A business is often judged by its bottom line — how well did the owners, managers and employees execute the business plan or generate cash flow?
And, while that philosophy may very well dictate whether a company survives and thrives, it may not necessarily reflect how the community views that business. However, a company’s philanthropic mission does.
Nearly 30 percent of Northeast Ohio businesses that responded to the 2001 ERC/SBN Workplace Practices Survey say they received recognition for their community involvement within the past two years. For those business owners — and the myriad others who get involved — it’s not about the hard work. Instead, it’s about social and corporate responsibility.
The methods vary, from financial donations or pure volunteerism to a mixture of each, but the goal remains the same — giving back to the community. Here are some examples of Northeast Ohio’s best practices in philanthropy.
Construction in FAITH
In June, Ohio-based Fifth Third Bank granted $50,000 to Lorain County’s Humility of Mary Housing Inc. to help finance the nonprofit’s $1.2 million project — FAITH House. FAITH (Families in Transitional Housing), will be a multi-unit housing facility designed to accommodate eight families in need and will include an attached community building for educational and social activities. The grant is part of Fifth Third’s long-standing commitment to aiding organizations within the Northeast Ohio community, explains Robert J. King Jr., president and CEO of Fifth Third Bank.

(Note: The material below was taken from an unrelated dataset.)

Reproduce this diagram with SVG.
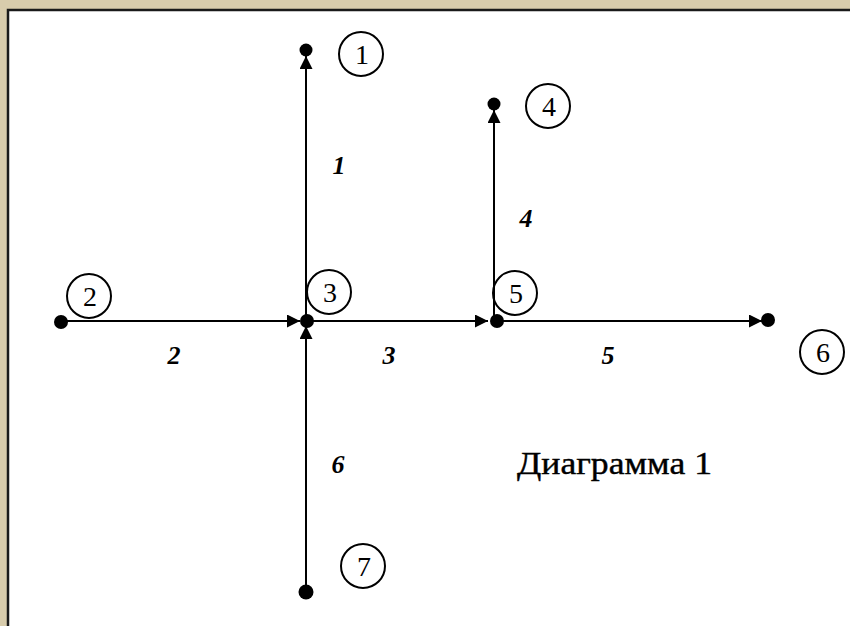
<svg xmlns="http://www.w3.org/2000/svg" width="850" height="626" viewBox="0 0 850 626">
<style>
.e{stroke:#000;stroke-width:2;fill:none}
.d{fill:#000}
.c{fill:none;stroke:#000;stroke-width:2}
.n{font-family:"Liberation Serif",serif;font-size:28px;fill:#000;text-anchor:middle}
.l{font-family:"Liberation Serif",serif;font-size:26px;font-weight:bold;font-style:italic;fill:#000;text-anchor:middle}
.t{font-family:"Liberation Serif",serif;font-size:31px;fill:#000;stroke:#000;stroke-width:0.4}
</style>
<defs>
<marker id="a" viewBox="0 0 10 10" refX="10" refY="5" markerWidth="6.5" markerHeight="6.5" orient="auto" markerUnits="strokeWidth">
<path d="M0,0 L10,5 L0,10 Z" fill="#000"/>
</marker>
</defs>
<rect x="0" y="0" width="850" height="626" fill="#d8ccac"/>
<rect x="8" y="10" width="846" height="620" fill="#fff" stroke="#1a1a1a" stroke-width="2.5"/>
<g id="connectors">
<line class="e" x1="306" y1="321" x2="306" y2="56" marker-end="url(#a)"/>
<line class="e" x1="61" y1="321" x2="300" y2="321" marker-end="url(#a)"/>
<line class="e" x1="306" y1="321" x2="488" y2="321" marker-end="url(#a)"/>
<line class="e" x1="494" y1="321" x2="494" y2="110" marker-end="url(#a)"/>
<line class="e" x1="495" y1="321" x2="762" y2="321" marker-end="url(#a)"/>
<line class="e" x1="306" y1="592" x2="306" y2="326" marker-end="url(#a)"/>
<text class="l" x="339" y="174">1</text>
<text class="l" x="174" y="364">2</text>
<text class="l" x="389" y="364">3</text>
<text class="l" x="526" y="227">4</text>
<text class="l" x="608" y="364">5</text>
<text class="l" x="338" y="473">6</text>
</g>
<g id="node1"><circle class="d" cx="306" cy="50" r="6.5"/><circle class="c" cx="361" cy="54" r="22"/><text class="n" x="362" y="64">1</text></g>
<g id="node2"><circle class="d" cx="61" cy="322" r="7"/><circle class="c" cx="89" cy="296" r="22"/><text class="n" x="90" y="306">2</text></g>
<g id="node3"><circle class="d" cx="307" cy="321" r="7"/><circle class="c" cx="329" cy="292" r="22"/><text class="n" x="330" y="302">3</text></g>
<g id="node4"><circle class="d" cx="494" cy="104" r="6.5"/><circle class="c" cx="548" cy="106" r="22"/><text class="n" x="549" y="116">4</text></g>
<g id="node5"><circle class="d" cx="497" cy="321" r="7"/><circle class="c" cx="515" cy="293" r="22"/><text class="n" x="516" y="303">5</text></g>
<g id="node6"><circle class="d" cx="768" cy="320" r="7"/><circle class="c" cx="822" cy="352" r="22"/><text class="n" x="823" y="362">6</text></g>
<g id="node7"><circle class="d" cx="306" cy="592" r="7.5"/><circle class="c" cx="363" cy="566" r="22"/><text class="n" x="364" y="576">7</text></g>
<g id="caption"><text class="t" x="517" y="474" textLength="195" lengthAdjust="spacingAndGlyphs">Диаграмма 1</text></g>
</svg>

Says King, ”This grant will enable Humility of Mary Housing to further its mission of empowering low-income individuals and families through quality, affordable housing and support services.”
One bagel at a time
If the employees at nine Northeast Ohio Einstein Bros Bagels shops meet their goal, they’ll raise more than $6,000 for the Cleveland Foodbank this summer through three events — Rib Fest, Kids Fest and Taste of Cleveland.
”We feel a deep loyalty to our customers, as they do us, so any charitable programs that support local issues are important to us,” explains Stacie Lange, Einstein Bros public relations manager. ”We are often title sponsors, but we donate catering services and food as well.”
Einstein Bros raises money several ways, including offering prizes and food coupons.
Days of fun
Employees at Cleveland Glass Block spent one warm, sunny June day out of the office, substituting their regular work responsibilities with playing with children at the Berea Children’s Home and Family Services. CEO Mike Foti says employees were compensated for a regular work day, but instead of powering the company, they participated in a day’s worth of events designed to bring smiles to the faces of Berea Children’s Home’s children.
”We believe that collaborating with organizations like BCHFS helps build a sense of family and teamwork throughout our company,” Foti says. ”Cleveland Glass Block’s philosophy is to build our company family and our community, thereby building social capital in the Greater Cleveland area.”